Jacking- there's actually a homemade tool of sorts in the manual in the engine removal section. For those that trust the sills it's a harwood block that's scooped out to fit the sill profile and spead the load. The second is a part for the front crossmember- a piece of steel channel that catches both suspension points letting you jack from the middle. I pick the strongest suspension mounting and jack from there, but not before I find a suitable block of wood that spreads the load.

Jacks- can be extended too far for safety. I never go more than halfway then use wood blocking 2x10s etc. underneath them. It will be more secure. For those who contemplate cutting and welding- shim everything level in a normal position or in case your garage slopes. Think Porsche and the engine drops down and out, so the car gets jack up high and you're yanking the motor. Notice Steve's jacks on the head- they're v shaped. That's good.

E9s are unibody- don't go tweaking it. I cringe everytime I see a photo of a car in the air on the frame rails and original jack points. Be safe.

Put those tires under the sill/rails. If something does go wrong- it's something.
 
Jacking car

In the cars for sale section - the recently listed car in Houston (beautiful, recently sold - asking $42K) about 20 pics down there are underbody shots with the car up on a rack. Are these the appropriate jack points? If so it is a good photo, if not what is not correct? I get nervous whenever I think of jacking up these fragile bodies. Thanks.
 
1. Jack up passenger front wheel, place the stand here and then one by the passenger rear wheel (the front will be higher because of the jack point is up front.

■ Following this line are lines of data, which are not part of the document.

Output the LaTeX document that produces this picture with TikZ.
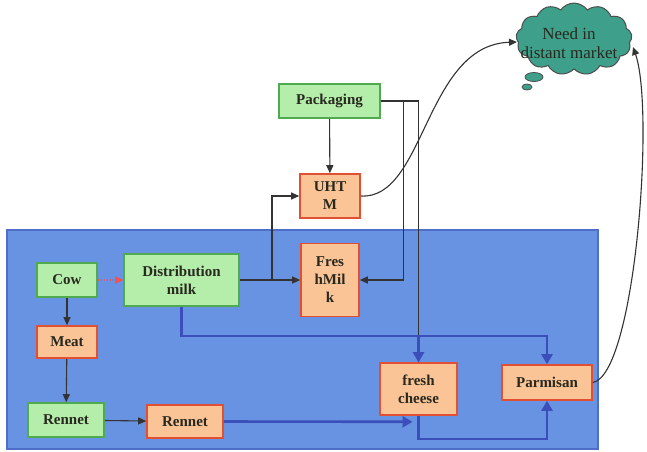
\documentclass[tikz,border=0pt]{standalone}
\usepackage{fontspec}
\setmainfont{Liberation Serif}
\usetikzlibrary{shapes.symbols,shapes.geometric,arrows.meta,calc}
\definecolor{bgblue}{RGB}{104,146,226}
\definecolor{bgedge}{RGB}{78,110,200}
\definecolor{gfill}{RGB}{180,238,170}
\definecolor{gline}{RGB}{80,170,80}
\definecolor{ofill}{RGB}{250,196,150}
\definecolor{oline}{RGB}{225,80,50}
\definecolor{cfill}{RGB}{62,160,138}
\definecolor{flowblue}{RGB}{60,78,185}
\definecolor{txt}{RGB}{40,40,30}
\tikzset{
  box/.style={draw, line width=1.6pt, align=center, inner sep=0pt, text=txt,
    font=\bfseries\fontsize{15}{18}\selectfont},
  gbox/.style={box, draw=gline, fill=gfill},
  obox/.style={box, draw=oline, fill=ofill},
  dk/.style={draw=black!80, line width=1.1pt, -{Triangle[length=8pt,width=7pt]}},
  bl/.style={draw=flowblue, line width=2.6pt, -{Triangle[length=10pt,width=11pt]}},
  blline/.style={draw=flowblue, line width=2.6pt},
  rd/.style={draw=red!70!white, line width=1.1pt, dotted, -{Triangle[length=8pt,width=7pt]}},
}
\begin{document}
\begin{tikzpicture}[x=1pt,y=-1pt]
\useasboundingbox (0,0) rectangle (647,451);
% background panel
\fill[bgblue, draw=bgedge, line width=1.5pt] (7,230) rectangle (598,449);

% nodes
\node[gbox, minimum width=101pt, minimum height=34pt] (pack) at (329.5,101) {Packaging};
\node[obox, minimum width=60pt, minimum height=44pt] (uht) at (330,196) {UHT\\M};
\node[obox, minimum width=58pt, minimum height=73pt] (fresh) at (330,280) {Fres\\hMil\\k};
\node[gbox, minimum width=60pt, minimum height=34pt] (cow) at (67,280) {Cow};
\node[gbox, minimum width=115pt, minimum height=52pt] (dist) at (181.5,280) {Distribution\\milk};
\node[obox, minimum width=60pt, minimum height=32pt] (meat) at (67,342) {Meat};
\node[gbox, minimum width=76pt, minimum height=34pt] (rennetg) at (66,420) {Rennet};
\node[obox, minimum width=76pt, minimum height=33pt] (renneto) at (185,421.5) {Rennet};
\node[obox, minimum width=77pt, minimum height=52pt] (cheese) at (418.5,389) {fresh\\cheese};
\node[obox, minimum width=90pt, minimum height=35pt] (parm) at (547,382.5) {Parmisan};

% cloud
\node[cloud, cloud puffs=13, cloud puff arc=110, draw=black!70, line width=1pt, fill=cfill,
      minimum width=116pt, minimum height=72pt, cloud ignores aspect, inner sep=0pt] (cloud) at (574,39) {};
\node[align=center, text=txt, font=\fontsize{17}{19}\selectfont] (cloudtxt) at (569,43) {Need in\\distant market};
\node[ellipse, draw=black!70, fill=cfill, line width=0.8pt, minimum width=18pt, minimum height=9pt, inner sep=0pt] (bub1) at (534,77) {};
\node[ellipse, draw=black!70, fill=cfill, line width=0.8pt, minimum width=10pt, minimum height=6pt, inner sep=0pt] (bub2) at (527,87) {};

% dark connectors
\draw[dk] (pack) -- (uht);
\draw[dk] (pack.east) -| ($(fresh.east)+(44,0)$) -- (fresh.east);
\draw[dk] (pack.east) -| (cheese.north);
\draw[dk] (dist.east) -- (fresh.west);
\coordinate (split) at (272,280);
\draw[dk] (split) |- (uht.west);
\draw[rd] (cow.east) -- (dist.west);
\draw[dk] (cow) -- (meat);
\draw[dk] (meat) -- (rennetg);
\draw[dk] (rennetg) -- (renneto);

% blue flows
\coordinate (j) at (418.5,336);
\draw[blline] (dist.south) |- (j);
\draw[bl] (j) -| (parm.north);
\draw[bl] (j) -- (cheese.north);
\draw[bl] (renneto.east) -- ($(cheese.south)+(-6,6)$);
\draw[bl] (cheese.south) -- ++(0,23) -| (parm.south);

% curves to the cloud
\coordinate (cin) at (517,42);
\coordinate (cin2) at (633,47);
\draw[dk] (uht.east) .. controls (425,200) and (425,45) .. (cin);
\draw[dk] (parm.east) .. controls (635,375) and (655,110) .. (cin2);
\end{tikzpicture}
\end{document}
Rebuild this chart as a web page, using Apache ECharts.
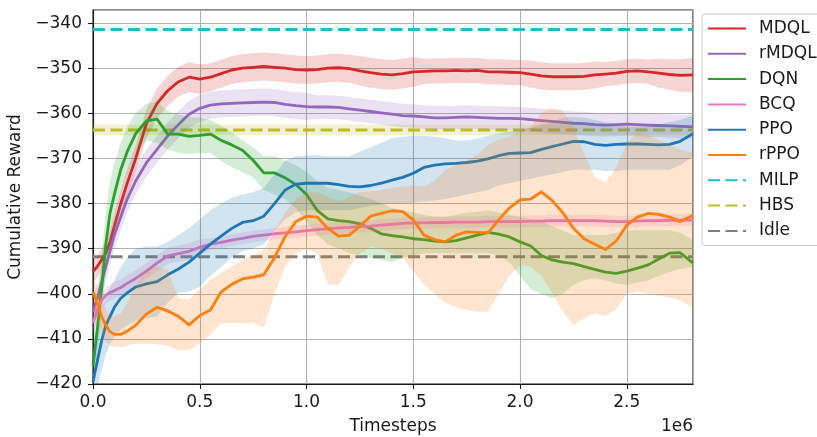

2. Jack up driver front wheel, place the stand here and then one by the driver rear wheel (now the car will be slightly off the ground, level left and right, lower in back).

3. Jack up passenger rear wheel to bring it almost level with front.

4. Jack up driver rear wheel to almost level with front.

5. Repeat 2 more times until full height reached.

vielen danke !
very clear explanation
and very sensible process too !
regards
 
I've also been advised to roll the windows down a little before jacking, keeps them from binding up when only one corner is lifted.